** Start Supplied data **

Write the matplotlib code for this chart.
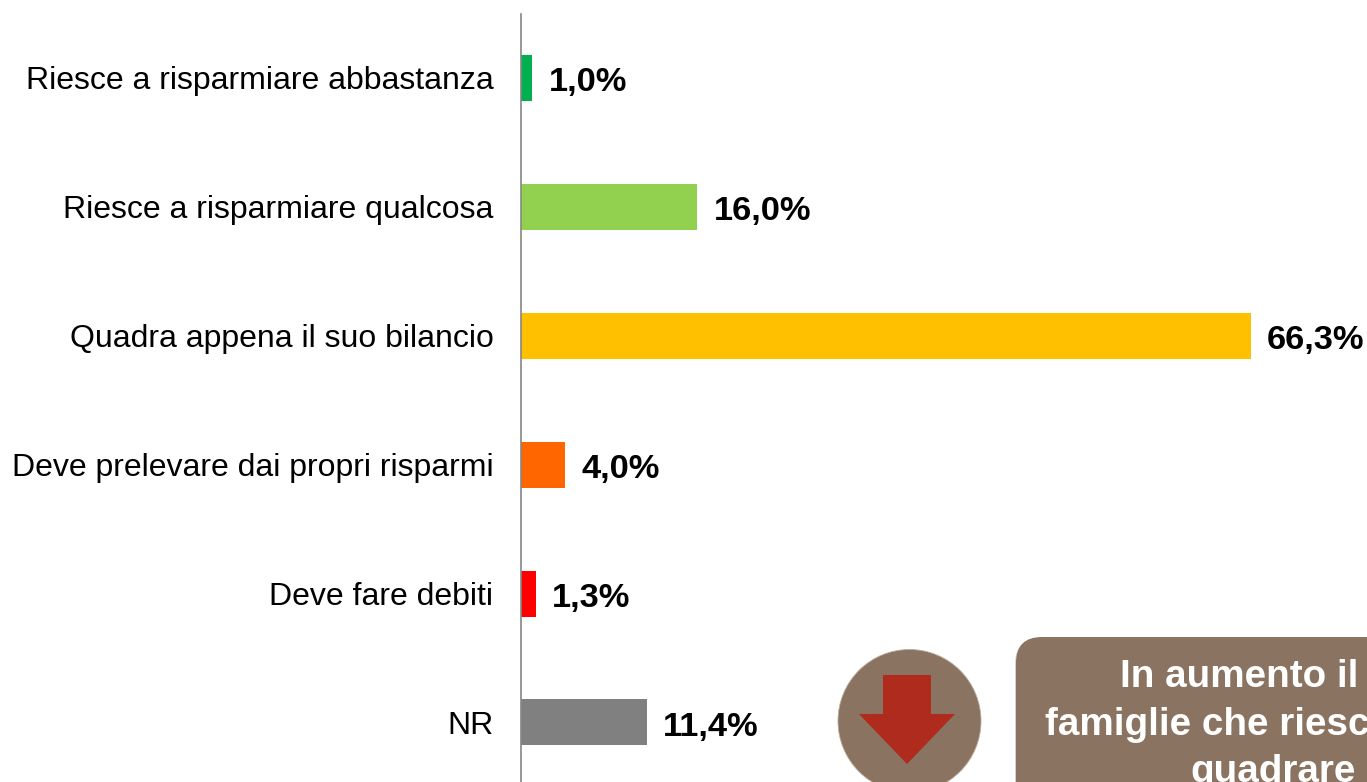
from __future__ import annotations

import matplotlib

matplotlib.use("Agg")
import matplotlib.pyplot as plt
from matplotlib.patches import Circle, FancyBboxPatch, Polygon

plt.rcParams["font.family"] = ["Liberation Sans", "DejaVu Sans"]

categories = [
    "Riesce a risparmiare abbastanza",
    "Riesce a risparmiare qualcosa",
    "Quadra appena il suo bilancio",
    "Deve prelevare dai propri risparmi",
    "Deve fare debiti",
    "NR",
]
values = [1.0, 16.0, 66.3, 4.0, 1.3, 11.4]
value_labels = ["1,0%", "16,0%", "66,3%", "4,0%", "1,3%", "11,4%"]
bar_colors = ["#00B050", "#92D050", "#FFC000", "#FF6600", "#FF0000", "#808080"]
callout_lines = ["In aumento il", "famiglie che riescono", "quadrare"]

W, H = 1367, 782
fig = plt.figure(figsize=(W / 100, H / 100), dpi=100, facecolor="white")

# axes spans the bar area, y runs in category slots
x0 = 521.2
px_per_unit = 11.0
ax = fig.add_axes([x0 / W, 0, (W - x0) / W, (H - 14) / H])
ax.set_xlim(0, (W - x0) / px_per_unit)
slot = 128.88
ax.set_ylim((782 - 78) / slot, (14 - 78) / slot)
y = list(range(len(categories)))
ax.barh(y, values, height=46 / slot, color=bar_colors, linewidth=0)

for side in ("top", "right", "bottom"):
    ax.spines[side].set_visible(False)
ax.spines["left"].set_color("#868686")
ax.spines["left"].set_linewidth(1.2)
ax.set_xticks([])
ax.set_yticks(y)
ax.set_yticklabels(categories, fontsize=23.0, color="black")
ax.tick_params(axis="y", length=0, pad=20)

for i, (v, lab) in enumerate(zip(values, value_labels)):
    ax.annotate(
        lab, (v, i), xytext=(12, -3.5), textcoords="offset points",
        va="center", ha="left", fontsize=24.8, fontweight="bold", clip_on=False,
    )

# overlay in pixel coordinates for the callout
ov = fig.add_axes([0, 0, 1, 1], facecolor="none")
ov.set_xlim(0, W)
ov.set_ylim(H, 0)
ov.axis("off")
ov.add_patch(Circle((909.5, 721), 71.5, facecolor="#8A7360", edgecolor="#B9AD9F", linewidth=0.6))
ov.add_patch(Polygon(
    [(883, 675), (931, 675), (931, 714), (955, 714), (907, 764), (859, 714), (883, 714)],
    closed=True, facecolor="#AE2B1E", edgecolor="none",
))
# faint shadow, then the box itself
ov.add_patch(FancyBboxPatch(
    (1015, 638), 640, 300, boxstyle="round,pad=0,rounding_size=26",
    facecolor="#000000", alpha=0.18, edgecolor="none",
))
ov.add_patch(FancyBboxPatch(
    (1016, 637), 640, 300, boxstyle="round,pad=0,rounding_size=26",
    facecolor="#8A7360", edgecolor="none",
))
line_x = [1120, 1045, 1190]
line_y = [677, 725, 772]
for lx, ly, line in zip(line_x, line_y, callout_lines):
    ov.text(lx, ly, line, ha="left", va="center", color="white",
            fontsize=27.8, fontweight="bold", clip_on=True)

fig.savefig("out.png", dpi=100)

** End Supplied data **

# [What is being asked]
Reproduce the material above in full, exactly, with no images.

# [Solution below]
Write the matplotlib code for this chart.
from __future__ import annotations

import matplotlib

matplotlib.use("Agg")
import matplotlib.pyplot as plt
from matplotlib.patches import Circle, FancyBboxPatch, Polygon

plt.rcParams["font.family"] = ["Liberation Sans", "DejaVu Sans"]

categories = [
    "Riesce a risparmiare abbastanza",
    "Riesce a risparmiare qualcosa",
    "Quadra appena il suo bilancio",
    "Deve prelevare dai propri risparmi",
    "Deve fare debiti",
    "NR",
]
values = [1.0, 16.0, 66.3, 4.0, 1.3, 11.4]
value_labels = ["1,0%", "16,0%", "66,3%", "4,0%", "1,3%", "11,4%"]
bar_colors = ["#00B050", "#92D050", "#FFC000", "#FF6600", "#FF0000", "#808080"]
callout_lines = ["In aumento il", "famiglie che riescono", "quadrare"]

W, H = 1367, 782
fig = plt.figure(figsize=(W / 100, H / 100), dpi=100, facecolor="white")

# axes spans the bar area, y runs in category slots
x0 = 521.2
px_per_unit = 11.0
ax = fig.add_axes([x0 / W, 0, (W - x0) / W, (H - 14) / H])
ax.set_xlim(0, (W - x0) / px_per_unit)
slot = 128.88
ax.set_ylim((782 - 78) / slot, (14 - 78) / slot)
y = list(range(len(categories)))
ax.barh(y, values, height=46 / slot, color=bar_colors, linewidth=0)

for side in ("top", "right", "bottom"):
    ax.spines[side].set_visible(False)
ax.spines["left"].set_color("#868686")
ax.spines["left"].set_linewidth(1.2)
ax.set_xticks([])
ax.set_yticks(y)
ax.set_yticklabels(categories, fontsize=23.0, color="black")
ax.tick_params(axis="y", length=0, pad=20)

for i, (v, lab) in enumerate(zip(values, value_labels)):
    ax.annotate(
        lab, (v, i), xytext=(12, -3.5), textcoords="offset points",
        va="center", ha="left", fontsize=24.8, fontweight="bold", clip_on=False,
    )

# overlay in pixel coordinates for the callout
ov = fig.add_axes([0, 0, 1, 1], facecolor="none")
ov.set_xlim(0, W)
ov.set_ylim(H, 0)
ov.axis("off")
ov.add_patch(Circle((909.5, 721), 71.5, facecolor="#8A7360", edgecolor="#B9AD9F", linewidth=0.6))
ov.add_patch(Polygon(
    [(883, 675), (931, 675), (931, 714), (955, 714), (907, 764), (859, 714), (883, 714)],
    closed=True, facecolor="#AE2B1E", edgecolor="none",
))
# faint shadow, then the box itself
ov.add_patch(FancyBboxPatch(
    (1015, 638), 640, 300, boxstyle="round,pad=0,rounding_size=26",
    facecolor="#000000", alpha=0.18, edgecolor="none",
))
ov.add_patch(FancyBboxPatch(
    (1016, 637), 640, 300, boxstyle="round,pad=0,rounding_size=26",
    facecolor="#8A7360", edgecolor="none",
))
line_x = [1120, 1045, 1190]
line_y = [677, 725, 772]
for lx, ly, line in zip(line_x, line_y, callout_lines):
    ov.text(lx, ly, line, ha="left", va="center", color="white",
            fontsize=27.8, fontweight="bold", clip_on=True)

fig.savefig("out.png", dpi=100)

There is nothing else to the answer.